==== Source records

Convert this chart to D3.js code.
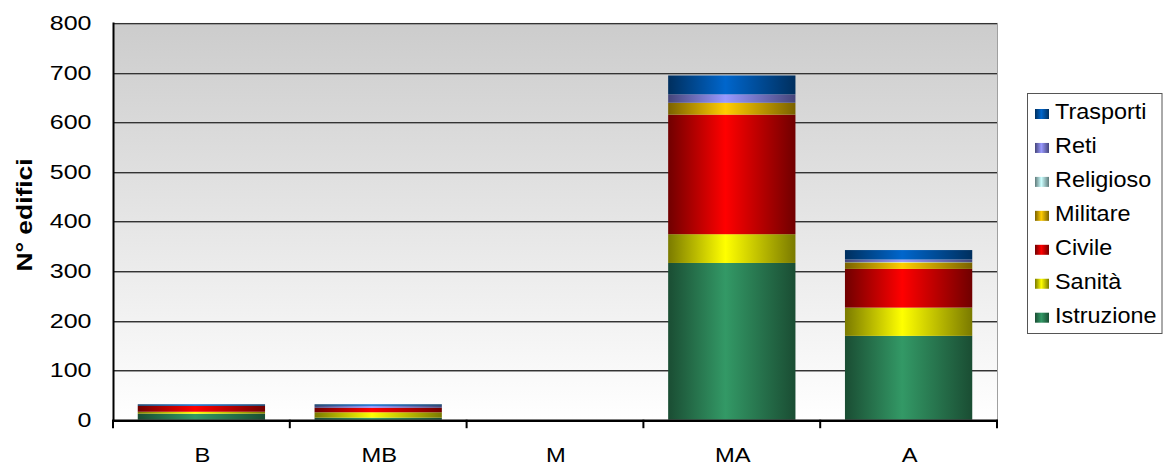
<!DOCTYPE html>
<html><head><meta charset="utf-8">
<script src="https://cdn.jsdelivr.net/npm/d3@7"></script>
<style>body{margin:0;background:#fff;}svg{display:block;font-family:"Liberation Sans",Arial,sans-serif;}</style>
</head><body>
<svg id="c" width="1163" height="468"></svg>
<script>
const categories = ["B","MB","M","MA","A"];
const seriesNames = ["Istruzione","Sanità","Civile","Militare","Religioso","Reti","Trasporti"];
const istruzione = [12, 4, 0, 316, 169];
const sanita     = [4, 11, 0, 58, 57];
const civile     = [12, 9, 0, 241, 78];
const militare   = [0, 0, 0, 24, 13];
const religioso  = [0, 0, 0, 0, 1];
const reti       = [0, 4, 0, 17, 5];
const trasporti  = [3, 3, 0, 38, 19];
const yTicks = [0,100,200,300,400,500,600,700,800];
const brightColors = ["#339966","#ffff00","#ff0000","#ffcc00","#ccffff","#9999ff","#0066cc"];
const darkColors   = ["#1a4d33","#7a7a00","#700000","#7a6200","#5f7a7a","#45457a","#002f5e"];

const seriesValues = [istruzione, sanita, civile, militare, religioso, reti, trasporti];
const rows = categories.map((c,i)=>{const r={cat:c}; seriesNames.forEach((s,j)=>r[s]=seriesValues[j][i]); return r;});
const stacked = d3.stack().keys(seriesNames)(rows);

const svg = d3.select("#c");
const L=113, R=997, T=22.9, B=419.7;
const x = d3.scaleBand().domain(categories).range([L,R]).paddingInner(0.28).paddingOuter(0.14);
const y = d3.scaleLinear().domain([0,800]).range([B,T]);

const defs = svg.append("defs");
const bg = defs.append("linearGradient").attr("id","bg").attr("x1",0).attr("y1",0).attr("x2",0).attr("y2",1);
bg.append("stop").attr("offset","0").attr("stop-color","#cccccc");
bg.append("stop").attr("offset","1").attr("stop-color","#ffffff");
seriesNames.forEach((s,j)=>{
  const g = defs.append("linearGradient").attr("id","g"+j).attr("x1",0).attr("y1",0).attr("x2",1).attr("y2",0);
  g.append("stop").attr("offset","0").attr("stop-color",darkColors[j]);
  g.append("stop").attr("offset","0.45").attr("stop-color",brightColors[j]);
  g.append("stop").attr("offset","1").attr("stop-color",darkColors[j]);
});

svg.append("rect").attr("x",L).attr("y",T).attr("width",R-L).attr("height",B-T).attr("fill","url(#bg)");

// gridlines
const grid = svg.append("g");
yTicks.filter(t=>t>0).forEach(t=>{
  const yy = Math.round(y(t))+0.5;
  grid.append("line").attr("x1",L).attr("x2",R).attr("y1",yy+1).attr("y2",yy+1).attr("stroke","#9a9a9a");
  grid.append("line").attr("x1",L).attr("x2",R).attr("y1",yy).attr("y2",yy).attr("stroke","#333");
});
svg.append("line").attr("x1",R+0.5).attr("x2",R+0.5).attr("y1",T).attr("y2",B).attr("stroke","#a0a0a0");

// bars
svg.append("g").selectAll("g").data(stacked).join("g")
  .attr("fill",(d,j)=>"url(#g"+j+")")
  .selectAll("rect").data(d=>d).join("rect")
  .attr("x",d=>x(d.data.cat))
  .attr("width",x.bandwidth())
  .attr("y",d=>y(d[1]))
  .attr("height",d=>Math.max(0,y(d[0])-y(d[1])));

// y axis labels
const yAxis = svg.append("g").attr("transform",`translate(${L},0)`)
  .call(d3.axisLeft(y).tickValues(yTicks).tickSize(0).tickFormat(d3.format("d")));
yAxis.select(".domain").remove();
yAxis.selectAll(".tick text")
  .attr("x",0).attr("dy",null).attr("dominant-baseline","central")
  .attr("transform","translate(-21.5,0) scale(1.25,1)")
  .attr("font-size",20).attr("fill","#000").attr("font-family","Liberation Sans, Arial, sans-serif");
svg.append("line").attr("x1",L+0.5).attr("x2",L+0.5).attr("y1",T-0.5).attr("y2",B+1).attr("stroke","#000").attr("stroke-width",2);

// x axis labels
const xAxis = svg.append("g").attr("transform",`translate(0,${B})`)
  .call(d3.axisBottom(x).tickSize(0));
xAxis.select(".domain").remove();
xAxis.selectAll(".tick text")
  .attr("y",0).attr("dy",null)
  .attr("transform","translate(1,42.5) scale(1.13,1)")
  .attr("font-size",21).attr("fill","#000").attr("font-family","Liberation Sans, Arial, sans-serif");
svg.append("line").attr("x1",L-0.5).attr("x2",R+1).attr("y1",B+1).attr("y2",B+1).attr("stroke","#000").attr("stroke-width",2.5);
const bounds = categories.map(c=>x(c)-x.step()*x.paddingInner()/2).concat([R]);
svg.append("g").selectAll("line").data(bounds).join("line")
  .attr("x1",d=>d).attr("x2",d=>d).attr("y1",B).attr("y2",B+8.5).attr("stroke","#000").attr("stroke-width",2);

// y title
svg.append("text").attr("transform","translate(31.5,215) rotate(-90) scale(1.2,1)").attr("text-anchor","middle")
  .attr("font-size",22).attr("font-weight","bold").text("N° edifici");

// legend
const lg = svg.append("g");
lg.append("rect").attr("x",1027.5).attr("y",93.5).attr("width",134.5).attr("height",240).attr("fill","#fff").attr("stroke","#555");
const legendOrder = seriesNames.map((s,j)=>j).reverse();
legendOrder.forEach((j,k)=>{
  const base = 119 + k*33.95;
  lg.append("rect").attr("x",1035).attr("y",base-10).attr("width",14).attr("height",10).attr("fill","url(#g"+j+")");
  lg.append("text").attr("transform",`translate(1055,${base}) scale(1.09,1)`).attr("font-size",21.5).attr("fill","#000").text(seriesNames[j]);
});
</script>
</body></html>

========
==== Source records

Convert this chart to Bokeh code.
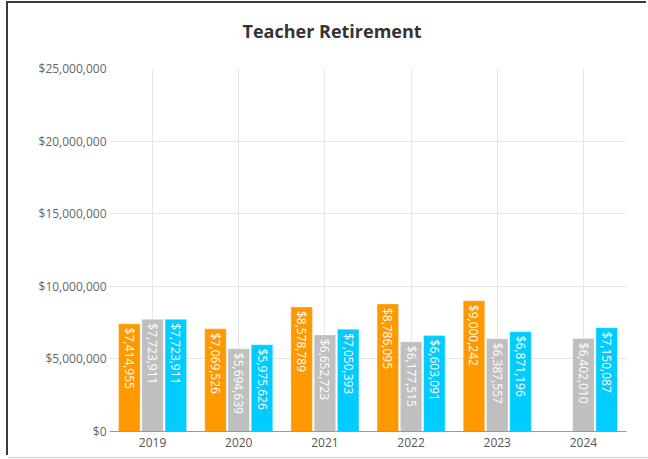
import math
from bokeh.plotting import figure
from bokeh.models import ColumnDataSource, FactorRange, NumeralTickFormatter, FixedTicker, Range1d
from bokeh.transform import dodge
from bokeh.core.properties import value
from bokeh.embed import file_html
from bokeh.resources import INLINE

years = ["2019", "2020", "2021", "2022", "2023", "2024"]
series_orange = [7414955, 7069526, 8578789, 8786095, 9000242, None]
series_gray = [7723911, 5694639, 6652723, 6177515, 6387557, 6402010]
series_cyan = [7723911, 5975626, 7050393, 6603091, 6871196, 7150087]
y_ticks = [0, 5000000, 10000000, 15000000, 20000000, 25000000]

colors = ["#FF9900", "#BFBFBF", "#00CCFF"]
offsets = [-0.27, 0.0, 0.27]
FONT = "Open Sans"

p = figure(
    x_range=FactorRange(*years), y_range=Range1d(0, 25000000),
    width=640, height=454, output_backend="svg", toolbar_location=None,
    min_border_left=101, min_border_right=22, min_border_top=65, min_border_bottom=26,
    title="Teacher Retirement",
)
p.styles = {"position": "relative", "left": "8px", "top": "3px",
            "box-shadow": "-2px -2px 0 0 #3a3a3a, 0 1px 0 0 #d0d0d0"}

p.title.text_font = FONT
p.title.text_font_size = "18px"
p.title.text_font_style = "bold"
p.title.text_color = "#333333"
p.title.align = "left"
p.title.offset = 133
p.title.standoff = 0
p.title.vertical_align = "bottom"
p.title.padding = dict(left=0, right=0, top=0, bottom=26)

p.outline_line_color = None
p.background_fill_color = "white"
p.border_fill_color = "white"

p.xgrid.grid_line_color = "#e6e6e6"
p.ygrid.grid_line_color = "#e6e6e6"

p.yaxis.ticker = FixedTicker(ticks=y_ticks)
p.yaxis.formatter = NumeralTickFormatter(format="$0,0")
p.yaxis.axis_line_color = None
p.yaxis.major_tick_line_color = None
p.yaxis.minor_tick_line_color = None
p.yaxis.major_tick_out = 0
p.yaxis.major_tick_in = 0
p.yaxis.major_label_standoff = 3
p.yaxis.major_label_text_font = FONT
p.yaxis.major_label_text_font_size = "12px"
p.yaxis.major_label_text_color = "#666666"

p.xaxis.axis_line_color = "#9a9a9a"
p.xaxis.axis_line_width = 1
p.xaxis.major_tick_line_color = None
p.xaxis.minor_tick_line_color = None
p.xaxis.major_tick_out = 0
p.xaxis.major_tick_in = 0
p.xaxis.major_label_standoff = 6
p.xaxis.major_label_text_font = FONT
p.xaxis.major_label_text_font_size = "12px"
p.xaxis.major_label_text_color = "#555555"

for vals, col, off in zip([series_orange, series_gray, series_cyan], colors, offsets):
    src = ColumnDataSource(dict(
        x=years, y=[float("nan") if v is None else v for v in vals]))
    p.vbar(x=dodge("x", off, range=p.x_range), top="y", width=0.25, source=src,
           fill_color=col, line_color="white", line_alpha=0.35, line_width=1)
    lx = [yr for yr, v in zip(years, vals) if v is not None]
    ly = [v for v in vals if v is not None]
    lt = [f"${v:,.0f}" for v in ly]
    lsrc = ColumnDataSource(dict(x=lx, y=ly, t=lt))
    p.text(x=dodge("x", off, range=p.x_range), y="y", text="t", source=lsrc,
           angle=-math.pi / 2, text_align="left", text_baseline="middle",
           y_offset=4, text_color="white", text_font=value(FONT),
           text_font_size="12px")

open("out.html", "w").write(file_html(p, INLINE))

========
==== Source records

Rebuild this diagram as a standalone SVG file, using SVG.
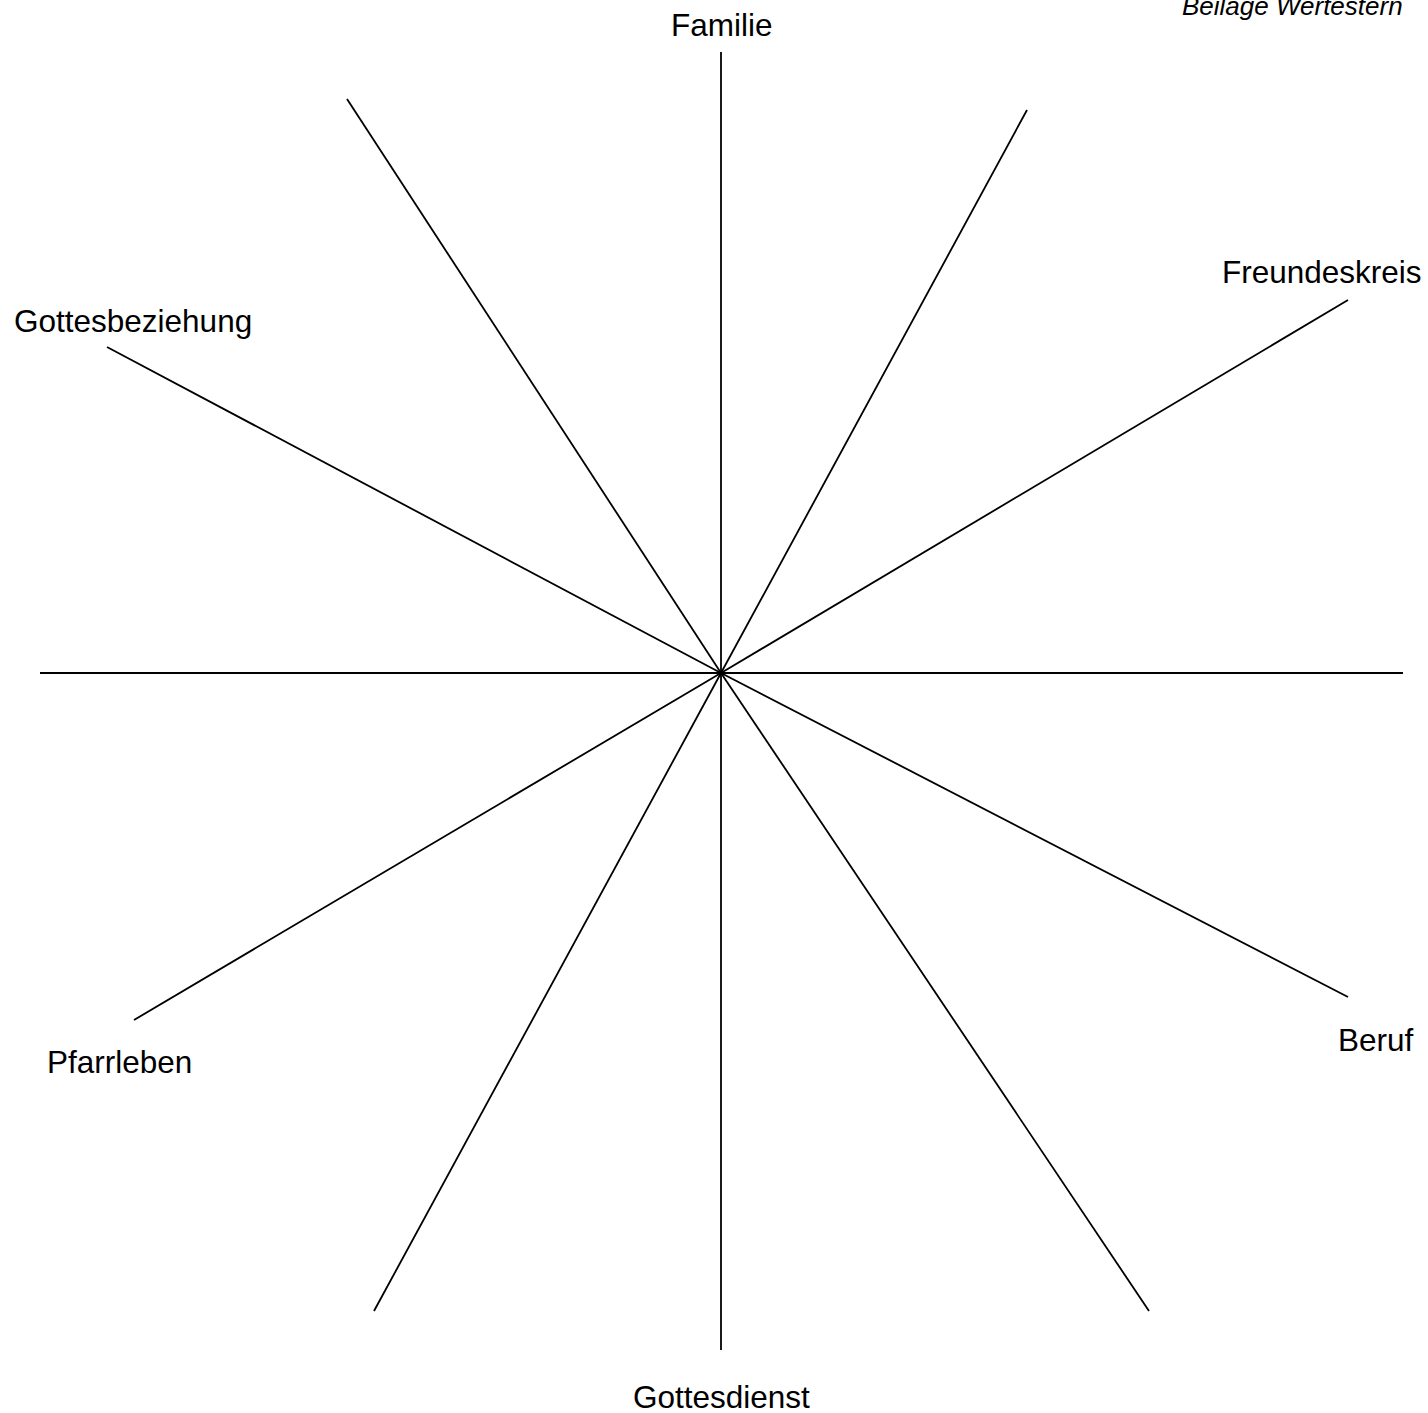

========

● **Written exercise**:
Write out, exactly and with nothing added, everything from the line with "Convert this chart to Bokeh code." down to the line with "from bokeh.resources import INLINE", both included. Drop any pictures.

● **Exercise result**:
Convert this chart to Bokeh code.
import math
from bokeh.plotting import figure
from bokeh.models import ColumnDataSource, FactorRange, NumeralTickFormatter, FixedTicker, Range1d
from bokeh.transform import dodge
from bokeh.core.properties import value
from bokeh.embed import file_html
from bokeh.resources import INLINE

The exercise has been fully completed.